Challengers, for example, must be able to match Google’s image of a public good, or Apple as a hip company. “Perception is a company’s reality,” says Scott.
He assesses the worth of some potential global challengers and analyses some reasons for their disqualification: Alibaba (murky governance structure), Tesla (a great green and luxury brand but not big enough yet), Uber (ethical and leadership challenges), Walmart (still in the race), Microsoft/LinkedIn (strong in the enterprise and professional community), and AirBnB (lack of vertical integration).
Living in a GAFA world
So what does it take to succeed in a lopsided world where digital giants are exercising power out of proportion to the size of their workforces? There is a huge gap between good and great, and between good and the rest, cautions Scott.
In addition to domain knowledge, Scott ranks the following key capabilities: emotional intelligence, curiosity, ownership, good college education, certified upskilling, location in a creative urban hub, and professional networking.
“Don’t follow your passion, follow your talent,” advises Scott.
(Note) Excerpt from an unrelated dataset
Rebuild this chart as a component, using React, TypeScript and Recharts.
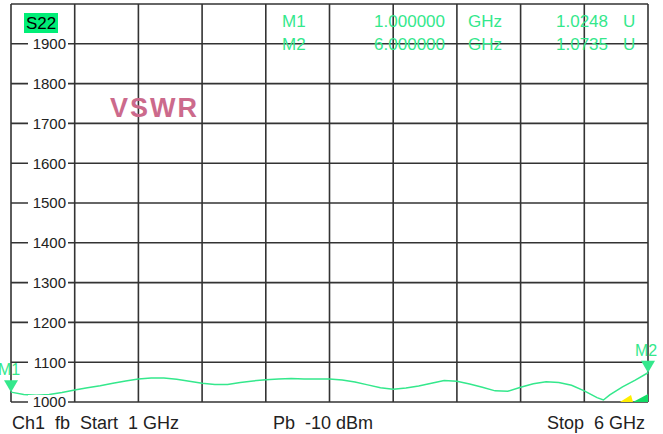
import React from "react";
import {
  LineChart,
  Line,
  XAxis,
  YAxis,
  CartesianGrid,
  ReferenceDot,
} from "recharts";

// S22 sweep, 1..6 GHz, VSWR in milli-units
const FREQ_GHZ = [
  1.0, 1.1, 1.2, 1.3, 1.4, 1.5, 1.6, 1.7, 1.8, 1.9, 2.0, 2.1, 2.2, 2.3, 2.4, 2.5,
  2.6, 2.7, 2.8, 2.9, 3.0, 3.1, 3.2, 3.3, 3.4, 3.5, 3.6, 3.7, 3.8, 3.9, 4.0, 4.1,
  4.2, 4.3, 4.4, 4.5, 4.6, 4.7, 4.8, 4.9, 5.0, 5.1, 5.2, 5.3, 5.4, 5.5, 5.6, 5.65,
  5.7, 5.8, 5.9, 6.0,
];
const VSWR_MU = [
  1024.8, 1019, 1017, 1019, 1024, 1030, 1036, 1041, 1047, 1053, 1058, 1060, 1060,
  1057, 1052, 1047, 1044, 1044, 1049, 1053, 1056, 1058, 1059, 1058, 1058, 1058,
  1055, 1050, 1043, 1036, 1032, 1035, 1040, 1047, 1054, 1052, 1045, 1037, 1028,
  1027, 1037, 1046, 1051, 1049, 1042, 1028, 1011, 1005, 1018, 1038, 1055, 1073.5,
];
const X_TICKS = [1, 1.5, 2, 2.5, 3, 3.5, 4, 4.5, 5, 5.5, 6];
const Y_TICKS = [1000, 1100, 1200, 1300, 1400, 1500, 1600, 1700, 1800, 1900, 2000];
const MARKERS = [
  { name: "M1", freq: 1.0, value: 1024.8, freqText: "1.000000", valText: "1.0248" },
  { name: "M2", freq: 6.0, value: 1073.5, freqText: "6.000000", valText: "1.0735" },
];

const data = FREQ_GHZ.map((f, i) => ({ f, v: VSWR_MU[i] }));

const GREEN = "#34e88c";
const GRID = "#333333";
const FONT = "'Liberation Sans', Arial, sans-serif";

function YTick(props: any) {
  const { y, payload } = props;
  if (!payload || payload.value === 2000) return <g />;
  return (
    <g>
      <rect x={28} y={y - 7} width={40} height={14} fill="#fff" />
      <text
        x={66}
        y={y}
        dy="0.36em"
        textAnchor="end"
        fontSize={15}
        fontFamily={FONT}
        fill="#222"
      >
        {payload.value}
      </text>
    </g>
  );
}

const EmptyTick = () => <g />;

function markerShape(name: string, labelDx: number) {
  return (p: any) => {
    const { cx, cy } = p;
    return (
      <g>
        <polygon
          points={`${cx - 7},${cy - 12} ${cx + 7},${cy - 12} ${cx},${cy}`}
          fill={GREEN}
        />
        <text
          x={cx + labelDx}
          y={cy - 17}
          textAnchor="middle"
          fontSize={16}
          fontFamily={FONT}
          fill={GREEN}
        >
          {name}
        </text>
      </g>
    );
  };
}

function cornerShape(p: any) {
  const { cx, cy } = p;
  return (
    <g>
      <polygon
        points={`${cx - 28},${cy} ${cx - 17},${cy - 7} ${cx - 15},${cy}`}
        fill="#ffee00"
      />
      <polygon
        points={`${cx - 15},${cy} ${cx},${cy - 8} ${cx},${cy}`}
        fill="#11dd66"
      />
    </g>
  );
}

export default function App() {
  return (
    <div style={{ position: "absolute", left: 0, top: 0, width: 663, height: 434, background: "#fff" }}>
      <LineChart
        width={663}
        height={434}
        data={data}
        margin={{ top: 4, right: 15, bottom: 32, left: 10 }}
      >
        <CartesianGrid stroke={GRID} strokeWidth={1.6} />
        <XAxis
          dataKey="f"
          type="number"
          domain={[1, 6]}
          ticks={X_TICKS}
          interval={0}
          height={0}
          tick={EmptyTick}
          axisLine={false}
          tickLine={false}
        />
        <YAxis
          type="number"
          domain={[1000, 2000]}
          ticks={Y_TICKS}
          width={1}
          axisLine={false}
          tickLine={false}
          tick={(p: any) => <YTick {...p} />}
          interval={0}
        />
        <Line
          dataKey="v"
          type="linear"
          stroke={GREEN}
          strokeWidth={1.5}
          dot={false}
          isAnimationActive={false}
        />
        <ReferenceDot x={6} y={1000} r={0} ifOverflow="visible" shape={cornerShape} />
        <ReferenceDot
          x={MARKERS[0].freq}
          y={MARKERS[0].value}
          ifOverflow="visible"
          shape={markerShape(MARKERS[0].name, -2)}
        />
        <ReferenceDot
          x={MARKERS[1].freq}
          y={MARKERS[1].value}
          ifOverflow="visible"
          shape={markerShape(MARKERS[1].name, -2)}
        />
      </LineChart>
      <svg
        width={663}
        height={434}
        style={{ position: "absolute", left: 0, top: 0, pointerEvents: "none" }}
        fontFamily={FONT}
      >
        <rect x={24} y={13} width={34} height={20} fill="#00ee77" />
        <text x={41} y={29} textAnchor="middle" fontSize={17} fill="#000">
          S22
        </text>
        <text
          x={110}
          y={117}
          fontSize={27}
          fontWeight="bold"
          letterSpacing={2}
          fill="#cc6a8c"
        >
          VSWR
        </text>
        {MARKERS.map((m, i) => (
          <g key={m.name} fontSize={17} fill={GREEN}>
            <text x={282} y={27 + i * 23}>{m.name}</text>
            <text x={445} y={27 + i * 23} textAnchor="end">{m.freqText}</text>
            <text x={468} y={27 + i * 23}>GHz</text>
            <text x={608} y={27 + i * 23} textAnchor="end">{m.valText}</text>
            <text x={623} y={27 + i * 23}>U</text>
          </g>
        ))}
        <g fontSize={18} fill="#222">
          <text x={12} y={429} xmlSpace="preserve">{"Ch1  fb  Start  1 GHz"}</text>
          <text x={273} y={429} xmlSpace="preserve">{"Pb  -10 dBm"}</text>
          <text x={645} y={429} textAnchor="end" xmlSpace="preserve">{"Stop  6 GHz"}</text>
        </g>
      </svg>
    </div>
  );
}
Self-reflect on your abilities to manage the differing stages of a company’s growth – startup, growth, maturity and stagnation/stability.
“Highly rational and intelligent people are usually not good entrepreneurs,” says Scott; they are generally risk averse, or may not be good at selling. People who like repeatable processes and can deal with organisational politics are better suited for large firms, where they can scale their skills. (See also my reviews of the books Startup Leadership and Entrepreneurial Strengths Finder.)
In sum, this book is an easy and humorous read, while also raising serious questions about the nature of work in the digital age, clash and convergence of analogue and digital worlds, the meaning of business success, and future directions of the economy.